After the insensitive and time-consuming airport screening of a transgender traveler made national headlines earlier this year, the Transportation Security Administration confirmed to The Advocate on Wednesday it had chosen a new word for screening agents to use whenever imaging machines encounter a person whose anatomy does not conform to the male/female binary.
Now, instead of using the word “anomaly” when screening transgender travelers, TSA agents will use “alarm” — a term that still involves additional screening procedures, which many transgender rights advocates find offensive.
Now it's "alarm". ALARM! RED ALERT! A BODY THAT DOESN'T FIT CISSEXIST IDEOLOGY! And they'll still treat you the same https://t.co/Ye8ordjsUm
— Erika Sorensen (@eiridescent) December 24, 2015
#TravelingWhileTrans used to mean my body was an "anomaly" but now it'll be an "alarm." Just a new indignity, @TSA. https://t.co/wFaJhEDrzz
— Rae Angelo Tutera (@handsomefmnst) December 24, 2015
You know what, @TSA? It was never about a word iIt is about respect, and treating transgender people like people. https://t.co/Ipkhjjhtpk
— Gwendolyn Ann Smith (@gwenners) December 24, 2015
As far as screening procedures go, the difference between “anomaly” and “alarm” appears to be scant. “If there is an alarm,” states TSA’s website, “TSA officers are trained to clear the alarm, not the individual.” However, the very next sentence states: “Additional screening is conducted to determine whether a prohibited item is present.”

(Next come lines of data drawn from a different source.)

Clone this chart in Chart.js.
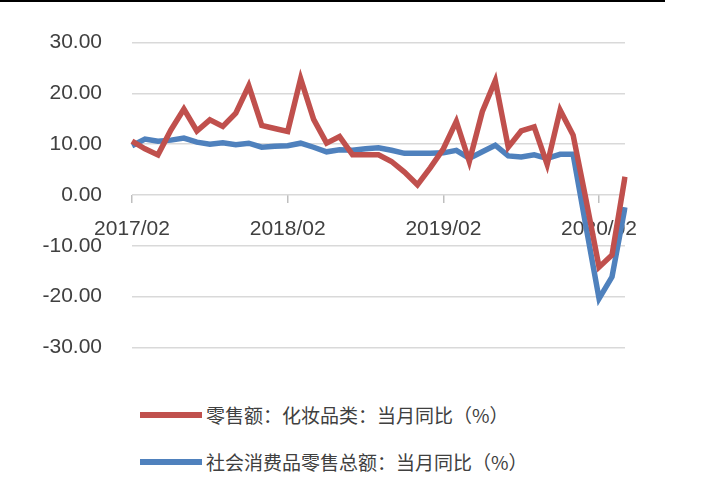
<!DOCTYPE html><html><head><meta charset="utf-8">
<script src="https://cdn.jsdelivr.net/npm/chart.js@4"></script>
<style>body{margin:0;width:720px;height:497px;background:#fff;position:relative;overflow:hidden;font-family:"Noto Sans CJK SC","Liberation Sans",sans-serif}
#wrap{position:absolute;left:0;top:0;width:720px;height:390px}
.lg{position:absolute;left:140px;font-size:19px;color:#404040;display:flex;align-items:center}
.lg span{display:inline-block;width:62px;height:6px;margin-right:4px}
</style></head><body>
<div style="position:absolute;left:0;top:0;width:665px;height:2px;background:#000"></div>
<div id="wrap"><canvas id="c"></canvas></div>
<div class="lg" style="top:401px"><span style="background:#c0504d"></span>零售额：化妆品类：当月同比（%）</div>
<div class="lg" style="top:448px"><span style="background:#4f81bd"></span>社会消费品零售总额：当月同比（%）</div>
<script>
const labels=[];
for(let i=0;i<39;i++){const m=1+i,y=2017+Math.floor(m/12),mo=m%12+1;labels.push(y+'/'+String(mo).padStart(2,'0'));}
const cosmetics=[10.6,9.1,7.9,12.8,16.9,12.6,14.8,13.5,16.1,21.5,13.7,13.1,12.5,22.9,14.9,10.2,11.5,7.9,7.9,7.9,6.6,4.5,2.0,5.4,9.1,14.5,6.6,16.4,22.5,9.4,12.6,13.4,6.0,16.7,11.8,-1,-14.2,-11.8,3.6];
const retail=[9.7,11.0,10.6,10.8,11.2,10.4,10.0,10.3,9.9,10.2,9.4,9.6,9.7,10.2,9.4,8.5,8.9,8.8,9.1,9.3,8.8,8.2,8.2,8.2,8.3,8.8,7.2,8.5,9.8,7.7,7.5,7.9,7.2,8.0,8.0,-6.3,-20.4,-16.1,-2.4];
const yTicks=[30,20,10,0,-10,-20,-30];
new Chart(document.getElementById('c'),{type:'line',data:{labels,datasets:[
{data:cosmetics,borderColor:'#c0504d',borderWidth:5.5,pointRadius:0,tension:0},
{data:retail,borderColor:'#4f81bd',borderWidth:5.5,pointRadius:0,tension:0}]},
options:{responsive:true,maintainAspectRatio:false,animation:false,
layout:{padding:{top:42,right:95,bottom:8,left:0}},
plugins:{legend:{display:false},tooltip:{enabled:false}},
scales:{
x:{position:{y:0},offset:false,border:{display:false},
 grid:{drawOnChartArea:false,tickLength:8,color:c=>c.index%12===0?'#bfbfbf':'transparent',lineWidth:1.5},
 ticks:{autoSkip:false,maxRotation:0,padding:14,color:'#404040',font:{size:21,family:'Liberation Sans'},callback:(v,i)=>i%12===0?labels[i]:''}},
y:{min:-30,max:30,afterBuildTicks:a=>{a.ticks=yTicks.map(v=>({value:v}));},afterFit:a=>{a.width=132;},
 border:{display:false},grid:{color:'#d9d9d9',lineWidth:1.5,drawTicks:false},
 ticks:{padding:30,color:'#404040',font:{size:21,family:'Liberation Sans'},callback:v=>v.toFixed(2)}}}}});
</script></body></html>
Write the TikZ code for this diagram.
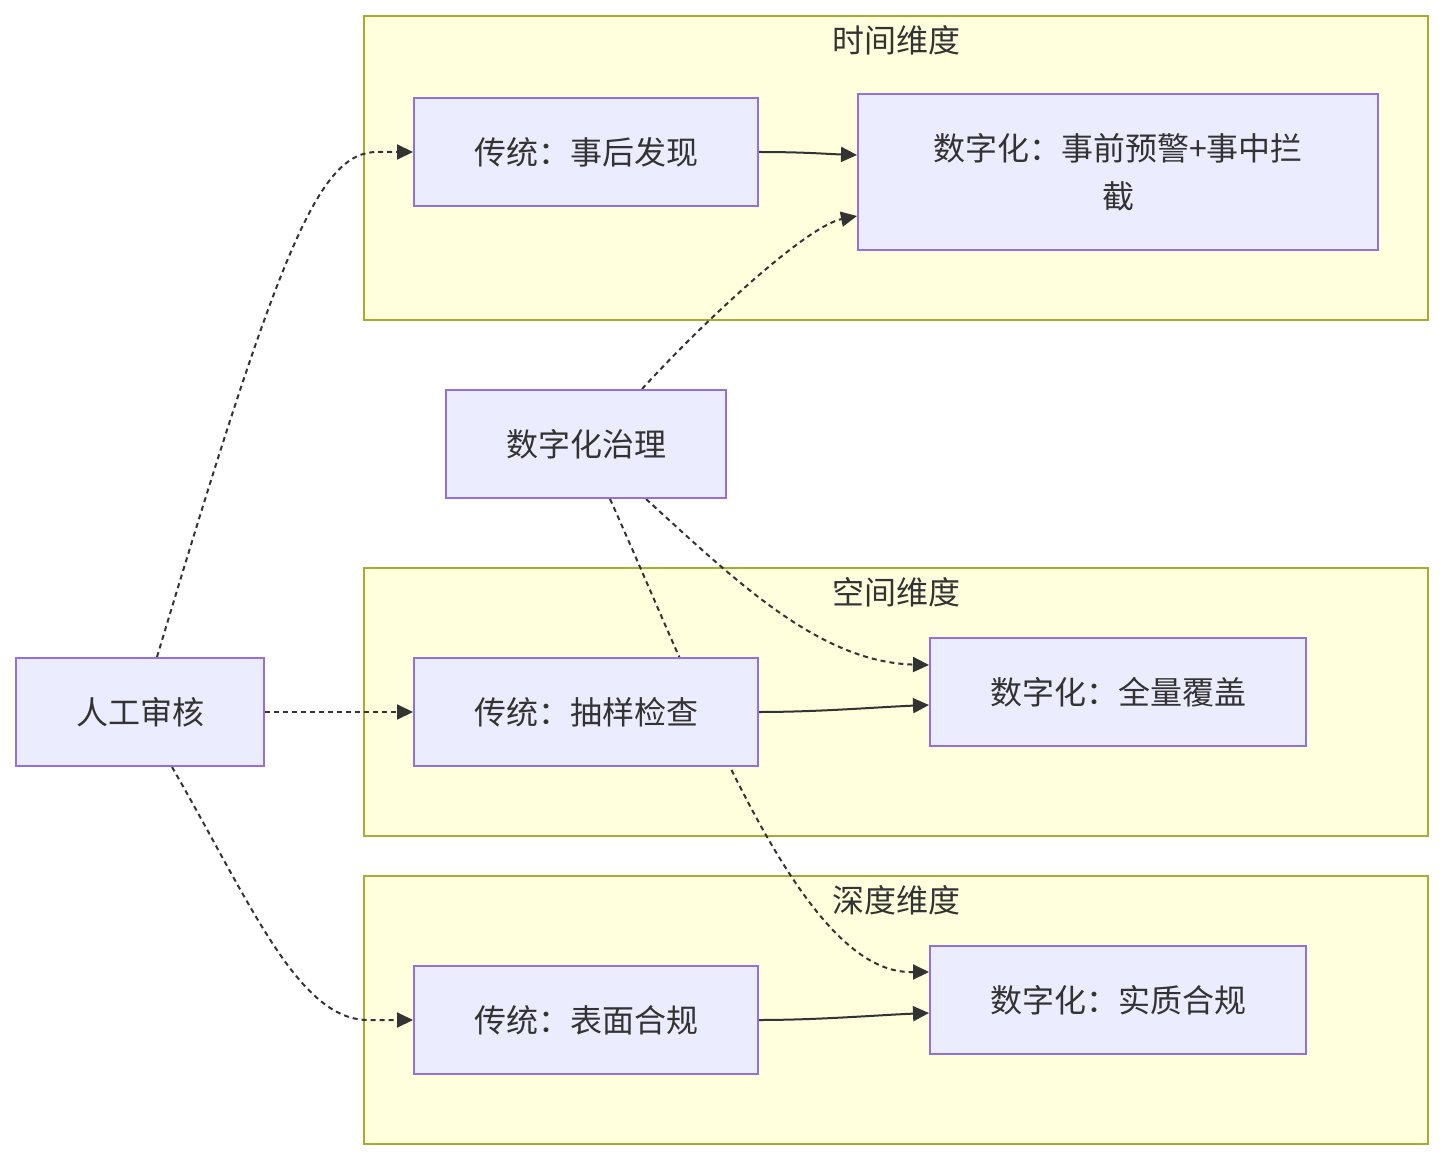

The “additional screening” process is essentially unchanged. If someone “alarms” the screening equipment, which is programmed to only accept bodies that can be classified as “male” or “female,” that person may have to undergo a pat-down procedure, which is often a source of extreme discomfort and, in some case, delays for transgender travelers.
Such was the experience of Shadi Petosky, a transgender person who in September was subjected to a 40-minute screening that included two full-body pat-downs and a luggage dissembling because the imaging machine detected an “anomaly.”